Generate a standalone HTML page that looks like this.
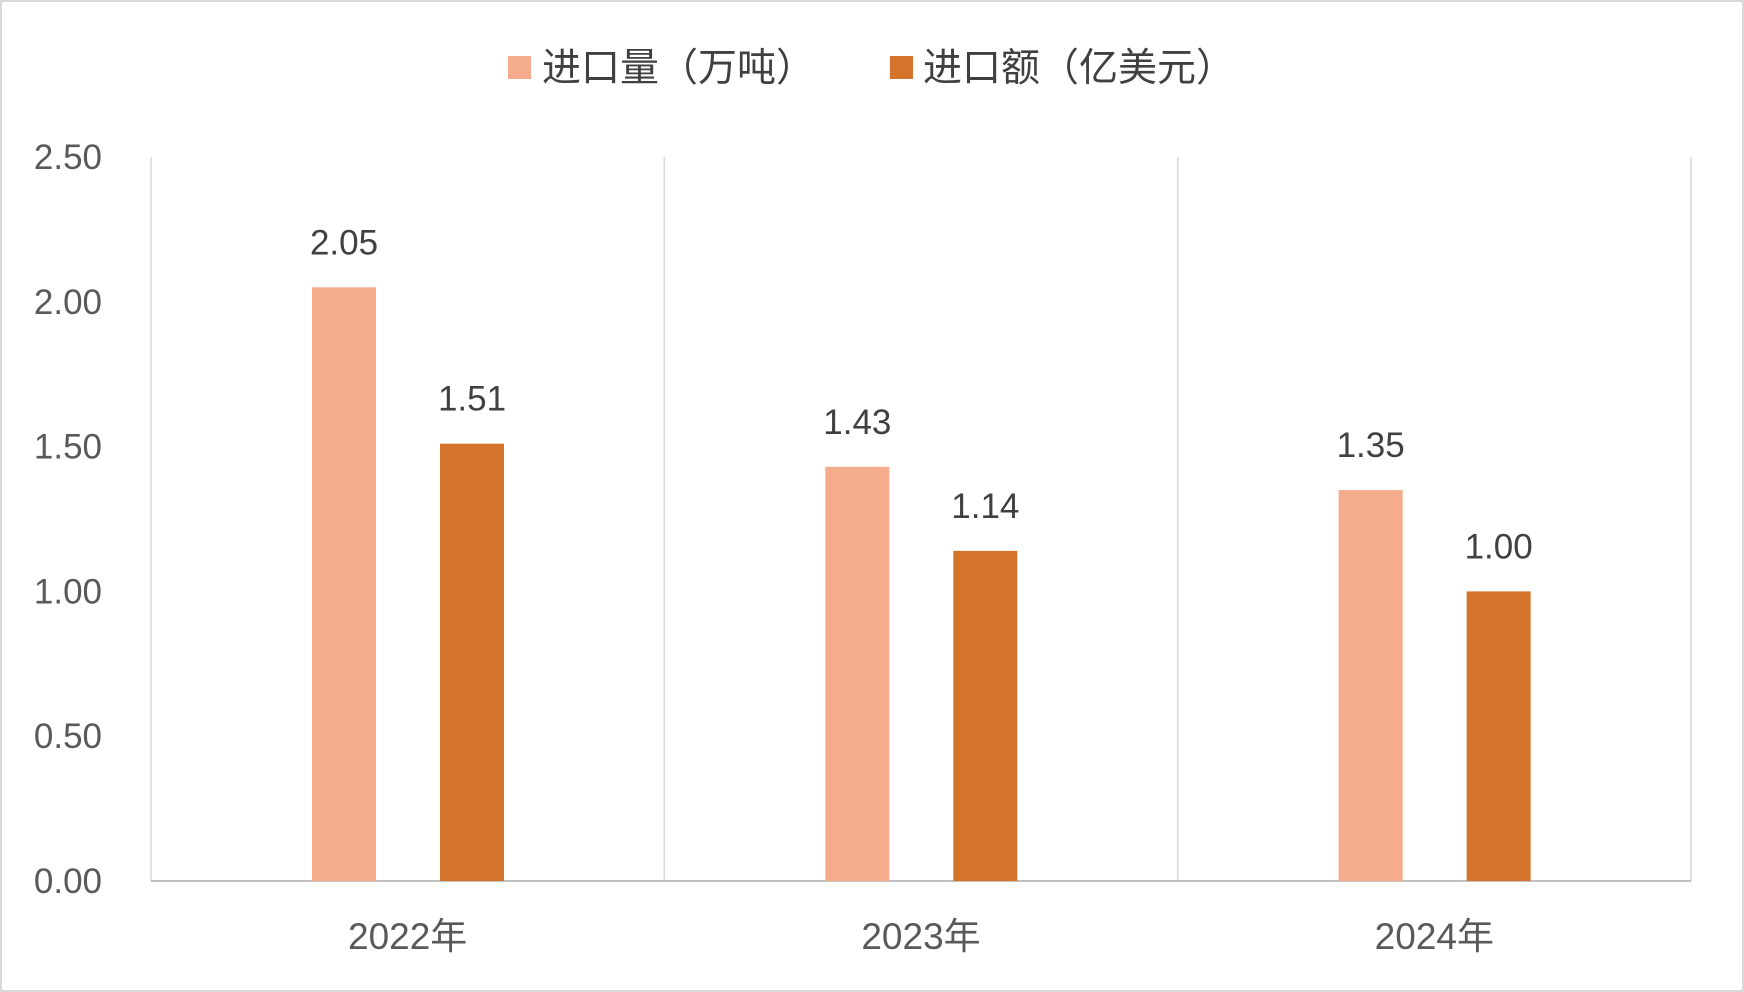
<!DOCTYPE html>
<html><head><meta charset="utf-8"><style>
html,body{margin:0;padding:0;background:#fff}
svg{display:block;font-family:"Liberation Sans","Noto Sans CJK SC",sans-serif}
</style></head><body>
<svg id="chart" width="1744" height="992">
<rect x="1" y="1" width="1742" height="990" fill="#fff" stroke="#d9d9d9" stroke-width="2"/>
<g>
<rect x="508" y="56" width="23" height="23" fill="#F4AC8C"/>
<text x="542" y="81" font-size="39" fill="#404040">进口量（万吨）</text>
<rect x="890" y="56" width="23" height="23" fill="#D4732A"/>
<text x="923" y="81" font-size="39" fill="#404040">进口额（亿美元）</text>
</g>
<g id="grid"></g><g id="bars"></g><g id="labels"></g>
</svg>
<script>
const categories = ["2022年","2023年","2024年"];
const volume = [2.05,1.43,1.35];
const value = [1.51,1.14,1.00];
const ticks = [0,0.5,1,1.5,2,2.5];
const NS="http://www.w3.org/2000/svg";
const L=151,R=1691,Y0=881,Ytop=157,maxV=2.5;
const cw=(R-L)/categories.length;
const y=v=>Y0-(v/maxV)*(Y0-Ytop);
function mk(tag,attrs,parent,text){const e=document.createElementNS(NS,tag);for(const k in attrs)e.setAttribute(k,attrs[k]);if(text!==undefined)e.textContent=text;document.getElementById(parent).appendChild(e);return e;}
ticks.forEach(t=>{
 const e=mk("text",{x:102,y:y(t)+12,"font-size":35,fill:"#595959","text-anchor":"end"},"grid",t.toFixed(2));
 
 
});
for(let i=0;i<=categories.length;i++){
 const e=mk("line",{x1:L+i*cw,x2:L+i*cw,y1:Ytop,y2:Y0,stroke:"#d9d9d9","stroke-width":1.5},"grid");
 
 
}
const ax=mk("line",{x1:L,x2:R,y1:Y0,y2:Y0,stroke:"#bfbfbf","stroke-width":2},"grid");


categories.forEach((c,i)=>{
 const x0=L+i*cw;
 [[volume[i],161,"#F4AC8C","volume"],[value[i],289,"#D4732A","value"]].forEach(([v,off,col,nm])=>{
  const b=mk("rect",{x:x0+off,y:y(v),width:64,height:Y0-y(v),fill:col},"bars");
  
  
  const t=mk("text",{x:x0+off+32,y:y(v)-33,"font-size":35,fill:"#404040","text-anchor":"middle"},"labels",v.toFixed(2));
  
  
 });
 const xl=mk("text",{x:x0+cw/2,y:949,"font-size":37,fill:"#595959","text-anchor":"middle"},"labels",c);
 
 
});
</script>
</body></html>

◇ ◇ ◇ ◇

_OBJECTIVE_
Leave the pictures out and copy the rest of the data exactly.

_EXERCISE RESULT_
Generate a standalone HTML page that looks like this.
<!DOCTYPE html>
<html><head><meta charset="utf-8"><style>
html,body{margin:0;padding:0;background:#fff}
svg{display:block;font-family:"Liberation Sans","Noto Sans CJK SC",sans-serif}
</style></head><body>
<svg id="chart" width="1744" height="992">
<rect x="1" y="1" width="1742" height="990" fill="#fff" stroke="#d9d9d9" stroke-width="2"/>
<g>
<rect x="508" y="56" width="23" height="23" fill="#F4AC8C"/>
<text x="542" y="81" font-size="39" fill="#404040">进口量（万吨）</text>
<rect x="890" y="56" width="23" height="23" fill="#D4732A"/>
<text x="923" y="81" font-size="39" fill="#404040">进口额（亿美元）</text>
</g>
<g id="grid"></g><g id="bars"></g><g id="labels"></g>
</svg>
<script>
const categories = ["2022年","2023年","2024年"];
const volume = [2.05,1.43,1.35];
const value = [1.51,1.14,1.00];
const ticks = [0,0.5,1,1.5,2,2.5];
const NS="http://www.w3.org/2000/svg";
const L=151,R=1691,Y0=881,Ytop=157,maxV=2.5;
const cw=(R-L)/categories.length;
const y=v=>Y0-(v/maxV)*(Y0-Ytop);
function mk(tag,attrs,parent,text){const e=document.createElementNS(NS,tag);for(const k in attrs)e.setAttribute(k,attrs[k]);if(text!==undefined)e.textContent=text;document.getElementById(parent).appendChild(e);return e;}
ticks.forEach(t=>{
 const e=mk("text",{x:102,y:y(t)+12,"font-size":35,fill:"#595959","text-anchor":"end"},"grid",t.toFixed(2));
 
 
});
for(let i=0;i<=categories.length;i++){
 const e=mk("line",{x1:L+i*cw,x2:L+i*cw,y1:Ytop,y2:Y0,stroke:"#d9d9d9","stroke-width":1.5},"grid");
 
 
}
const ax=mk("line",{x1:L,x2:R,y1:Y0,y2:Y0,stroke:"#bfbfbf","stroke-width":2},"grid");


categories.forEach((c,i)=>{
 const x0=L+i*cw;
 [[volume[i],161,"#F4AC8C","volume"],[value[i],289,"#D4732A","value"]].forEach(([v,off,col,nm])=>{
  const b=mk("rect",{x:x0+off,y:y(v),width:64,height:Y0-y(v),fill:col},"bars");
  
  
  const t=mk("text",{x:x0+off+32,y:y(v)-33,"font-size":35,fill:"#404040","text-anchor":"middle"},"labels",v.toFixed(2));
  
  
 });
 const xl=mk("text",{x:x0+cw/2,y:949,"font-size":37,fill:"#595959","text-anchor":"middle"},"labels",c);
 
 
});
</script>
</body></html>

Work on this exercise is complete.